Шофер катил сквозь ночь, распевая во все горло. Эмоции захлестнули Адольфа. Он тихонько плакал. Так подействовал венский вальс: он был такой веселый, что наполнял сердце бесконечной грустью.
Хуго Гутманн теперь боялся его.
Гитлер стоял в углу, прямой, багровый, не сомневающийся в своей правоте и не желающий молчать.
– Он дезертир! Я уверяю вас, что Шёндорф дезертир!
Адъютант дал вестовому Гитлеру выпустить пар, ибо, когда его заставляли молчать, он становился еще неистовее. Как всегда в затруднении, адъютант приглаживал пальцем усы. Это лучше всего его успокаивало – потрогать себя или увидеть, такого удалого, в зеркале.
Война затягивалась. Уже несколько месяцев противники бились за один клочок земли, продвигаясь на двадцать метров, отступая на сто. Люди с обеих сторон устали; эта позиционная война рождала у них чувство, что они попали в западню, в клетку, из которой никогда не выберутся, разве только мертвыми. Командование подтвердило эти дурные предзнаменования: было ошибкой отправлять подлеченных раненых на те же поля, где смерть их в первый раз пощадила; людям казалось, что их вернули сюда для того, чтобы на сей раз она, смерть, сделала свое дело наверняка. В армии зрели бунтарские настроения. И даже хорошие солдаты пытались дезертировать.
Хуго Гутманн понимал их, хотя должен был бы осуждать. Разве сам он не мечтал вырваться из всего этого? Мало кому из беглецов удалось незаметно исчезнуть. Многих задержали и расстреляли. Нашлись и такие, что измыслили путь побега похитрее: сами себе наносили раны, чтобы отправиться в тыл.

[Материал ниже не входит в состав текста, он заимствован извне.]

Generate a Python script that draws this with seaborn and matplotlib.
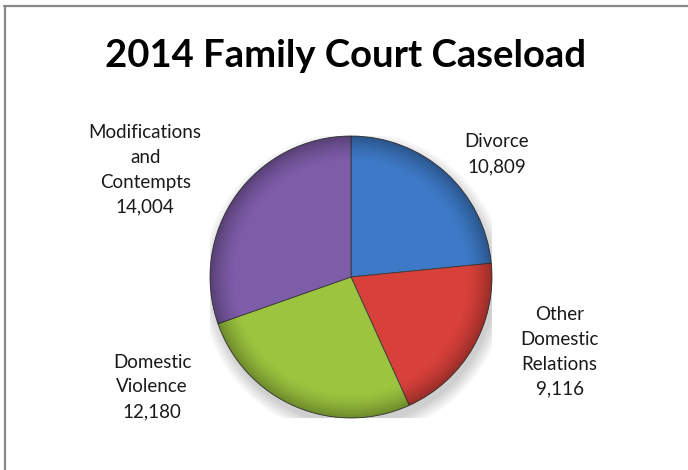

Связной Гитлер так рвался в бой за свою страну, что был последним, кто мог бы заподозрить в этом солдат. К несчастью, однажды кто-то открыл ему глаза, и с тех пор, вне себя, он ставил под сомнение подлинность всякой раны. Каждое утро он приходил с санитарами и проводил дознание. Он научился безошибочно отличать «самострелов»: от выстрела в упор на коже или одежде оставались следы пороха.
Этим критерием он пользовался несколько недель – как иные ни отпирались, – и люди садились в тюрьму на годы. Однако бравые солдаты, безупречные воины пожаловались в штаб: в ближнем бою выстрелы в упор тоже случаются, так что следы пороха не могут быть основанием для обвинения в симуляции. В штабе, опасаясь серьезного бунта на этой затянувшейся войне, сдались и прекратили расследования.
Гитлер рвал и метал. Ему нравилось его решение – он вообще любил простые решения, – и было невыносимо, что им больше не пользуются. Теперь он подозревал всех и каждого в антипатриотичных ранениях. Он подвергал умирающих допросу, скептически разглядывал кости, торчащие из развороченной плоти, он стал инквизитором среди медицинского персонала. Возмущенные врачи попросили адъютанта урезонить его. Эту миссию Хуго Гутманн и выполнял.
– Если давать такое послабление, немецкая армия будет деморализована, – протестовал Гитлер.
– Вестовой Гитлер, боевой дух не поднимают террором.
– Вы упрекаете меня за мой энтузиазм?
– Я вас ни в чем не упрекаю. Вы ефрейтор, которым гордится Германия; ваш Железный крест тому доказательство. Если бы все верили в родину, как вы, нам некого было бы подозревать. Тем не менее вот мой приказ: я запрещаю вам приближаться к раненым, дайте медицинским бригадам делать свою работу. Понятно? Иначе я посажу вас в карцер. Вы свободны.